The team stages schemes like Beat The Street, in which participants earn points based on mileage covered, and Love to Ride Wokingham’s Winter Wheelers cycling game.
The council is also working with bus operators on its bus service improvement plan to improve journey times, increase passenger numbers and encourage firms to adopt greener fleets.
Increasing capacity to meet growing demand
To offset the impact of proposed new housing, the authority is set to invest £250 million in major new roads over the 2010-2026 period and has invested more than £40 million in major highways projects over the 2020/21 and 2021/22 financial years alone.
Its strategic approach to building communities allows it to secure funding from developers as well as about £30 million in grants from the Department for Transport and Thames Valley Berkshire Local Enterprise Partnership, among others.
Recent successes include the Observer Way relief road at Arborfield Cross, which has a cycleway along its length as well as a “green” bridge for foot, cycle and horse traffic with additional measures to help wildlife cross.
This initiative, and the research behind it, won an award from the Construction Industry Research and Information Association (CIRIA) for its positive impact on biodiversity.
Other schemes include the widening of Barkham Bridge and the Winnersh Relief Road, both of which opened last year, while the extension of Nine Mile Ride on the Arborfield major development and the North Wokingham Distributor Road are almost complete.
Work has also started on the South Wokingham Distributor Road, which will link the Montague Park development with planned new homes to the west via a new bridge over the railway with a wide footway and cycle path.
The new Eastern Gateway is the latest phase of this, following the construction of William Heelas Way in Montague Park, and work will continue as new housing schemes progress.

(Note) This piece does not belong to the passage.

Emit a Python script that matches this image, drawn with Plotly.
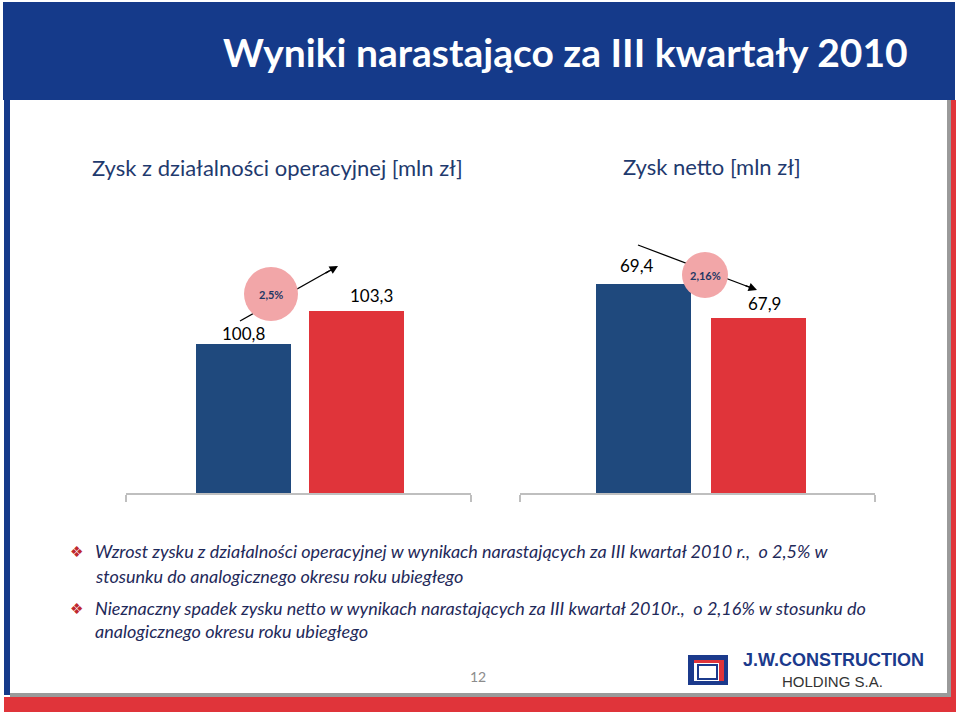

Joined-up thinking on repairs and maintenance
Although they can cause frustrating delays, roadworks may be needed for a variety of reasons. These are mostly carried out by other companies like utility providers and not the council, but it operates a permit scheme to minimise disruption.
Every application is checked for time frames and the type of traffic management needed, such as temporary lights or road closures, and its highways team will always insist on the least disruptive option.
If a road has recently been resurfaced, they will only allow it to be dug up again if a home or business needs to be supplied with utilities like electricity, gas, water or telecoms services, or if emergency works are required.
Where possible, the council times its own road works to coincide with others to minimise the need for closures. Residents can also stay up to date by subscribing to the council's regular Traffic and Travel email newsletter.
Keeping people moving while protecting the environment
All these measures will improve air quality, reduce delays and make travel times easier to predict. Businesses will also benefit as traffic jams can block access to premises, so making town and village centres more accessible will encourage footfall.
Cllr Pauline Jorgensen, executive member for highways and transport, said: “Although we’re expanding our road network to serve new housing, we still have to make the best use of existing capacity.
“We realise congestion is a nuisance for residents and businesses alike and has an adverse impact, both through the delays it causes and subsequent loss of footfall as well as the health effects of air pollution.
“We’re determined to address this by making residents’ journeys smarter through technology and warning road users about anything which might affect them. By keeping people informed, it will reduce frustration.
“These investments, along with substantial improvements to more active and sustainable forms of transport, represent major steps in keeping our borough moving and making it a cleaner, greener place to live.
“Whether you’re driving to work, visiting friends and family or heading off on a leisure trip, we’re taking every step to get you there as fast as we can.”